■ BRIEF:
For this exercise, repeat all of the material verbatim apart from its images.

((

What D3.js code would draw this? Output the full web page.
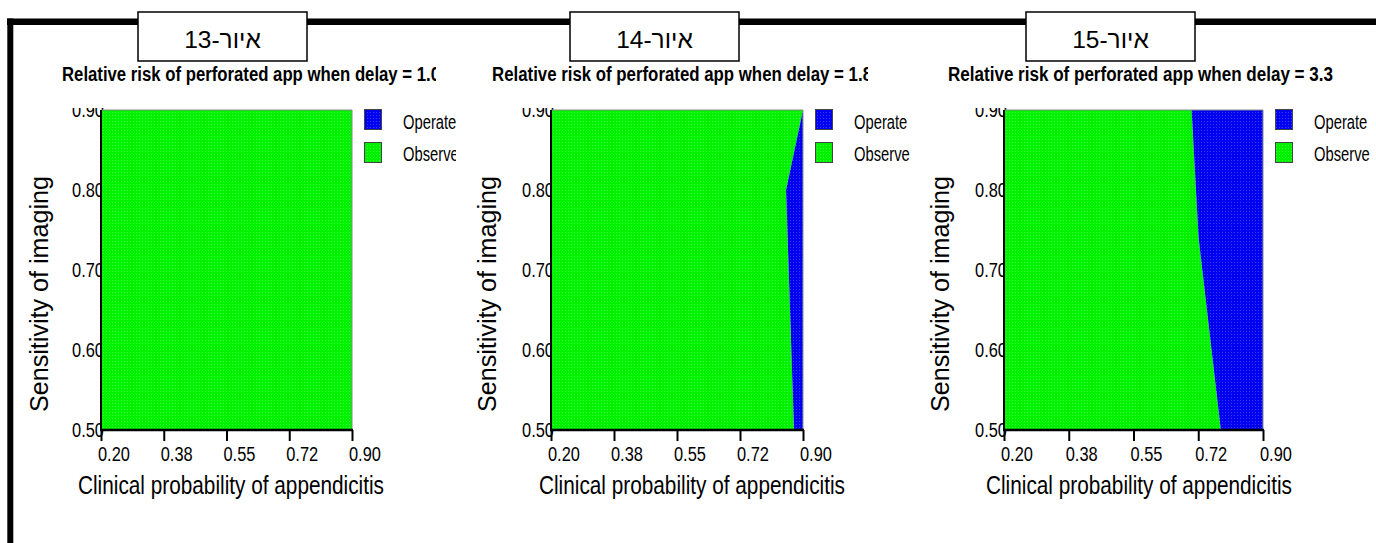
<!DOCTYPE html>
<html><head><meta charset="utf-8">
<script src="https://cdn.jsdelivr.net/npm/d3@7"></script>
<style>
body{margin:0;background:#fff;}
text{font-family:"Liberation Sans",Arial,sans-serif;fill:#000;}
</style></head>
<body><svg id="chart" width="1376" height="543"></svg>
<script>
// ---- data ----
const figureLabels = ["איור-13", "איור-14", "איור-15"];
const delays = ["1.0", "1.8", "3.3"];
const xTickValues = [0.2, 0.375, 0.55, 0.725, 0.9];
const xTickLabels = ["0.20", "0.38", "0.55", "0.72", "0.90"];
const yTickValues = [0.5, 0.6, 0.7, 0.8, 0.9];
const yTickLabels = ["0.50", "0.60", "0.70", "0.80", "0.90"];
const legendLabels = ["Operate", "Observe"];
const legendColors = ["blue", "green"];
// decision boundary: clinical probability threshold (Operate to the right) vs sensitivity
const boundarySens = [[0.5, 0.9], [0.5, 0.80, 0.9], [0.5, 0.74, 0.9]];
const boundaryProb = [[0.9, 0.9], [0.875, 0.853, 0.9], [0.786, 0.726, 0.707]];

// ---- layout ----
const layout = [
  {left:101, right:352, box:222.5, titleX:62, titleLen:378, titleClip:436, xTitle:231, yTitle:48, legendClip:456},
  {left:551, right:803, box:654.5, titleX:492, titleLen:380, titleClip:868, xTitle:692, yTitle:496, legendClip:917},
  {left:1004, right:1263, box:1110.5, titleX:948, titleLen:385, titleClip:null, xTitle:1139, yTitle:949, legendClip:null}
];
const plotTop = 110, plotBottom = 430;

const svg = d3.select("#chart");
const defs = svg.append("defs");
function pattern(id, base, dot){
  const p = defs.append("pattern").attr("id", id).attr("width", 3).attr("height", 3)
    .attr("patternUnits", "userSpaceOnUse");
  p.append("rect").attr("width", 3).attr("height", 3).attr("fill", base);
  p.append("rect").attr("x", 1).attr("y", 1).attr("width", 1).attr("height", 1).attr("fill", dot);
}
pattern("green", "#00f200", "#3cff3c");
pattern("blue", "#0000f0", "#3a3aff");

function squeeze(sel, ratio){
  sel.each(function(){
    const w = this.getComputedTextLength();
    d3.select(this).attr("textLength", w*ratio).attr("lengthAdjust", "spacingAndGlyphs");
  });
}

// outer frame
svg.append("line").attr("x1", 7).attr("x2", 1376).attr("y1", 21.7).attr("y2", 21.7)
  .attr("stroke", "#000").attr("stroke-width", 6.5);
svg.append("line").attr("x1", 10.3).attr("x2", 10.3).attr("y1", 18.5).attr("y2", 543)
  .attr("stroke", "#000").attr("stroke-width", 6);

layout.forEach((L, i) => {
  const x = d3.scaleLinear().domain([0.2, 0.9]).range([L.left, L.right]);
  const y = d3.scaleLinear().domain([0.5, 0.9]).range([plotBottom, plotTop]);
  const g = svg.append("g");

  // figure label box
  g.append("rect").attr("x", L.box - 84.5).attr("y", 12).attr("width", 169).attr("height", 49)
    .attr("fill", "#fff").attr("stroke", "#000").attr("stroke-width", 1.5);
  g.append("text").attr("x", L.box).attr("y", 48).attr("text-anchor", "middle")
    .attr("direction", "rtl").style("direction", "rtl").style("unicode-bidi", "embed")
    .attr("font-size", 24.5).text(figureLabels[i]);

  // title (clipped like the reference in the first two panels)
  const title = g.append("text")
    .attr("x", L.titleX).attr("y", 81).attr("font-size", 20).attr("font-weight", "bold")
    .attr("textLength", L.titleLen).attr("lengthAdjust", "spacingAndGlyphs")
    .text(`Relative risk of perforated app when delay = ${delays[i]}`);
  if (L.titleClip) {
    const cpT = defs.append("clipPath").attr("id", "ct" + i);
    cpT.append("rect").attr("x", L.titleX - 5).attr("y", 60).attr("width", L.titleClip - L.titleX + 5).attr("height", 30);
    title.attr("clip-path", `url(#ct${i})`);
  }

  // y tick labels (behind fill, clipped at top)
  const cpY = defs.append("clipPath").attr("id", "cy" + i);
  cpY.append("rect").attr("x", L.left - 60).attr("y", 108).attr("width", 70).attr("height", 340);
  const yl = g.append("g").attr("clip-path", `url(#cy${i})`).selectAll("text").data(yTickValues).join("text")
    .attr("x", L.left + 3).attr("y", d => y(d) + 7).attr("text-anchor", "end")
    .attr("font-size", 20.5).text((d, k) => yTickLabels[k]);
  squeeze(yl, 0.8);

  // regions
  const pts = boundarySens[i].map((s, k) => ({s: s, p: boundaryProb[i][k]}));
  const observe = d3.area().y(d => y(d.s)).x0(x(0.2)).x1(d => x(d.p));
  const operate = d3.area().y(d => y(d.s)).x0(d => x(d.p)).x1(x(0.9));
  g.append("path").attr("d", observe(pts)).attr("fill", "url(#green)");
  g.append("path").attr("d", operate(pts)).attr("fill", "url(#blue)");

  // plot frame
  g.append("path").attr("d", `M${L.left},${plotTop}H${L.right}V${plotBottom}`)
    .attr("fill", "none").attr("stroke", "#8a8a8a").attr("stroke-width", 1);
  g.append("line").attr("x1", L.left).attr("x2", L.left).attr("y1", plotTop).attr("y2", plotBottom + 1)
    .attr("stroke", "#000").attr("stroke-width", 2);

  // x axis
  const xa = g.append("g").attr("transform", `translate(0,${plotBottom})`)
    .call(d3.axisBottom(x).tickValues(xTickValues).tickSize(11).tickFormat(""));
  xa.select(".domain").attr("d", `M${L.left - 1},0H${L.right + 1}`).attr("stroke", "#000").attr("stroke-width", 2.6);
  xa.selectAll(".tick line").attr("stroke", "#000").attr("stroke-width", 2);
  const xl = g.selectAll(".xl").data(xTickValues).join("text")
    .attr("x", d => x(d) - 3).attr("y", 461).attr("font-size", 20.5)
    .text((d, k) => xTickLabels[k]);
  squeeze(xl, 0.8);

  // axis titles
  g.append("text").attr("x", L.xTitle).attr("y", 494).attr("text-anchor", "middle")
    .attr("font-size", 25.5).attr("textLength", 306).attr("lengthAdjust", "spacingAndGlyphs")
    .text("Clinical probability of appendicitis");
  g.append("text").attr("transform", `translate(${L.yTitle},294) rotate(-90)`).attr("text-anchor", "middle")
    .attr("font-size", 25).attr("textLength", 236).attr("lengthAdjust", "spacingAndGlyphs")
    .text("Sensitivity of imaging");

  // legend
  const lg = g.append("g");
  if (L.legendClip) {
    const cpL = defs.append("clipPath").attr("id", "cl" + i);
    cpL.append("rect").attr("x", L.right).attr("y", 100).attr("width", L.legendClip - L.right).attr("height", 80);
    lg.attr("clip-path", `url(#cl${i})`);
  }
  legendLabels.forEach((lab, k) => {
    lg.append("rect").attr("x", L.right + 12.5).attr("y", 109.5 + k * 33).attr("width", 17).attr("height", 20)
      .attr("fill", `url(#${legendColors[k]})`).attr("stroke", "#444").attr("stroke-width", 1);
    const t = lg.append("text").attr("x", L.right + 51).attr("y", 129 + k * 31.5)
      .attr("font-size", 20.5).text(lab);
    squeeze(t, 0.72);
  });
});
</script></body></html>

))

■ WRITTEN RESPONSE:
What D3.js code would draw this? Output the full web page.
<!DOCTYPE html>
<html><head><meta charset="utf-8">
<script src="https://cdn.jsdelivr.net/npm/d3@7"></script>
<style>
body{margin:0;background:#fff;}
text{font-family:"Liberation Sans",Arial,sans-serif;fill:#000;}
</style></head>
<body><svg id="chart" width="1376" height="543"></svg>
<script>
// ---- data ----
const figureLabels = ["איור-13", "איור-14", "איור-15"];
const delays = ["1.0", "1.8", "3.3"];
const xTickValues = [0.2, 0.375, 0.55, 0.725, 0.9];
const xTickLabels = ["0.20", "0.38", "0.55", "0.72", "0.90"];
const yTickValues = [0.5, 0.6, 0.7, 0.8, 0.9];
const yTickLabels = ["0.50", "0.60", "0.70", "0.80", "0.90"];
const legendLabels = ["Operate", "Observe"];
const legendColors = ["blue", "green"];
// decision boundary: clinical probability threshold (Operate to the right) vs sensitivity
const boundarySens = [[0.5, 0.9], [0.5, 0.80, 0.9], [0.5, 0.74, 0.9]];
const boundaryProb = [[0.9, 0.9], [0.875, 0.853, 0.9], [0.786, 0.726, 0.707]];

// ---- layout ----
const layout = [
  {left:101, right:352, box:222.5, titleX:62, titleLen:378, titleClip:436, xTitle:231, yTitle:48, legendClip:456},
  {left:551, right:803, box:654.5, titleX:492, titleLen:380, titleClip:868, xTitle:692, yTitle:496, legendClip:917},
  {left:1004, right:1263, box:1110.5, titleX:948, titleLen:385, titleClip:null, xTitle:1139, yTitle:949, legendClip:null}
];
const plotTop = 110, plotBottom = 430;

const svg = d3.select("#chart");
const defs = svg.append("defs");
function pattern(id, base, dot){
  const p = defs.append("pattern").attr("id", id).attr("width", 3).attr("height", 3)
    .attr("patternUnits", "userSpaceOnUse");
  p.append("rect").attr("width", 3).attr("height", 3).attr("fill", base);
  p.append("rect").attr("x", 1).attr("y", 1).attr("width", 1).attr("height", 1).attr("fill", dot);
}
pattern("green", "#00f200", "#3cff3c");
pattern("blue", "#0000f0", "#3a3aff");

function squeeze(sel, ratio){
  sel.each(function(){
    const w = this.getComputedTextLength();
    d3.select(this).attr("textLength", w*ratio).attr("lengthAdjust", "spacingAndGlyphs");
  });
}

// outer frame
svg.append("line").attr("x1", 7).attr("x2", 1376).attr("y1", 21.7).attr("y2", 21.7)
  .attr("stroke", "#000").attr("stroke-width", 6.5);
svg.append("line").attr("x1", 10.3).attr("x2", 10.3).attr("y1", 18.5).attr("y2", 543)
  .attr("stroke", "#000").attr("stroke-width", 6);

layout.forEach((L, i) => {
  const x = d3.scaleLinear().domain([0.2, 0.9]).range([L.left, L.right]);
  const y = d3.scaleLinear().domain([0.5, 0.9]).range([plotBottom, plotTop]);
  const g = svg.append("g");

  // figure label box
  g.append("rect").attr("x", L.box - 84.5).attr("y", 12).attr("width", 169).attr("height", 49)
    .attr("fill", "#fff").attr("stroke", "#000").attr("stroke-width", 1.5);
  g.append("text").attr("x", L.box).attr("y", 48).attr("text-anchor", "middle")
    .attr("direction", "rtl").style("direction", "rtl").style("unicode-bidi", "embed")
    .attr("font-size", 24.5).text(figureLabels[i]);

  // title (clipped like the reference in the first two panels)
  const title = g.append("text")
    .attr("x", L.titleX).attr("y", 81).attr("font-size", 20).attr("font-weight", "bold")
    .attr("textLength", L.titleLen).attr("lengthAdjust", "spacingAndGlyphs")
    .text(`Relative risk of perforated app when delay = ${delays[i]}`);
  if (L.titleClip) {
    const cpT = defs.append("clipPath").attr("id", "ct" + i);
    cpT.append("rect").attr("x", L.titleX - 5).attr("y", 60).attr("width", L.titleClip - L.titleX + 5).attr("height", 30);
    title.attr("clip-path", `url(#ct${i})`);
  }

  // y tick labels (behind fill, clipped at top)
  const cpY = defs.append("clipPath").attr("id", "cy" + i);
  cpY.append("rect").attr("x", L.left - 60).attr("y", 108).attr("width", 70).attr("height", 340);
  const yl = g.append("g").attr("clip-path", `url(#cy${i})`).selectAll("text").data(yTickValues).join("text")
    .attr("x", L.left + 3).attr("y", d => y(d) + 7).attr("text-anchor", "end")
    .attr("font-size", 20.5).text((d, k) => yTickLabels[k]);
  squeeze(yl, 0.8);

  // regions
  const pts = boundarySens[i].map((s, k) => ({s: s, p: boundaryProb[i][k]}));
  const observe = d3.area().y(d => y(d.s)).x0(x(0.2)).x1(d => x(d.p));
  const operate = d3.area().y(d => y(d.s)).x0(d => x(d.p)).x1(x(0.9));
  g.append("path").attr("d", observe(pts)).attr("fill", "url(#green)");
  g.append("path").attr("d", operate(pts)).attr("fill", "url(#blue)");

  // plot frame
  g.append("path").attr("d", `M${L.left},${plotTop}H${L.right}V${plotBottom}`)
    .attr("fill", "none").attr("stroke", "#8a8a8a").attr("stroke-width", 1);
  g.append("line").attr("x1", L.left).attr("x2", L.left).attr("y1", plotTop).attr("y2", plotBottom + 1)
    .attr("stroke", "#000").attr("stroke-width", 2);

  // x axis
  const xa = g.append("g").attr("transform", `translate(0,${plotBottom})`)
    .call(d3.axisBottom(x).tickValues(xTickValues).tickSize(11).tickFormat(""));
  xa.select(".domain").attr("d", `M${L.left - 1},0H${L.right + 1}`).attr("stroke", "#000").attr("stroke-width", 2.6);
  xa.selectAll(".tick line").attr("stroke", "#000").attr("stroke-width", 2);
  const xl = g.selectAll(".xl").data(xTickValues).join("text")
    .attr("x", d => x(d) - 3).attr("y", 461).attr("font-size", 20.5)
    .text((d, k) => xTickLabels[k]);
  squeeze(xl, 0.8);

  // axis titles
  g.append("text").attr("x", L.xTitle).attr("y", 494).attr("text-anchor", "middle")
    .attr("font-size", 25.5).attr("textLength", 306).attr("lengthAdjust", "spacingAndGlyphs")
    .text("Clinical probability of appendicitis");
  g.append("text").attr("transform", `translate(${L.yTitle},294) rotate(-90)`).attr("text-anchor", "middle")
    .attr("font-size", 25).attr("textLength", 236).attr("lengthAdjust", "spacingAndGlyphs")
    .text("Sensitivity of imaging");

  // legend
  const lg = g.append("g");
  if (L.legendClip) {
    const cpL = defs.append("clipPath").attr("id", "cl" + i);
    cpL.append("rect").attr("x", L.right).attr("y", 100).attr("width", L.legendClip - L.right).attr("height", 80);
    lg.attr("clip-path", `url(#cl${i})`);
  }
  legendLabels.forEach((lab, k) => {
    lg.append("rect").attr("x", L.right + 12.5).attr("y", 109.5 + k * 33).attr("width", 17).attr("height", 20)
      .attr("fill", `url(#${legendColors[k]})`).attr("stroke", "#444").attr("stroke-width", 1);
    const t = lg.append("text").attr("x", L.right + 51).attr("y", 129 + k * 31.5)
      .attr("font-size", 20.5).text(lab);
    squeeze(t, 0.72);
  });
});
</script></body></html>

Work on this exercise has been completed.